Sur le fond, les administrations de CollTer qui avaient déjà mis en place une procédure de consultation des RAA en ligne n’ont aucune raison d’en changer. Celles qui avaient du mal à se mettre en conformité ont donc ici une procédure allégée. Le feront elles pour autant ?
Pour une mise en ligne en open data, c’est à dire avec une norme de l’acte et des Recueils et un format de données universel et ouvert, on attendra encore. Certaines continueront donc à mettre leurs scans papiers dans des pdf car rien ne les en empêche.
Tout comme vous, j’ai aussi créé un annuaire sur les RAA où justement, j’y analysais le recul et la qualité de consultation que l’on pouvait avoir dans les RAA en ligne des préfectures ou collter :
https://www.i-radar.fr/annuaire.php
Je suis ouvert pour avoir votre point de vue sur cet annuaire RAA et vous donner accès notre vigie sur les RAA.
Bien à vous,
Cédric
Annuaire RAA
Merci pour ce commentaire qui équivaut à une mise à jour de mon billet.

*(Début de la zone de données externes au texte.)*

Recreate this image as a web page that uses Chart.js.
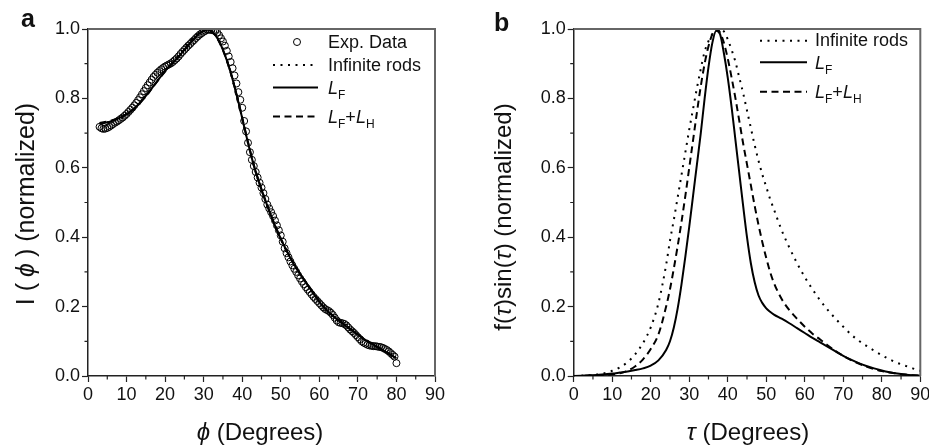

Beau travail que votre annuaire, qui plus est commenté. Je note que votre liste des RAA des communes (de plus de 3500 habitants) n’est pas encore complète mais honnêtement, c’est pinailler vu l’ampleur du travail déjà effectué.
RIP RAA
I-Radar sur Twitter le 26 octobre 2022 estime que « cette disposition [l’obligation de mise en ligne de 2 mois, pas plus] a été prise pour limiter le périmètre juridique d’un défaut d’information autour des actes publiés mais que les administrations vont continuer à tenir leurs archives en ligne à jour ».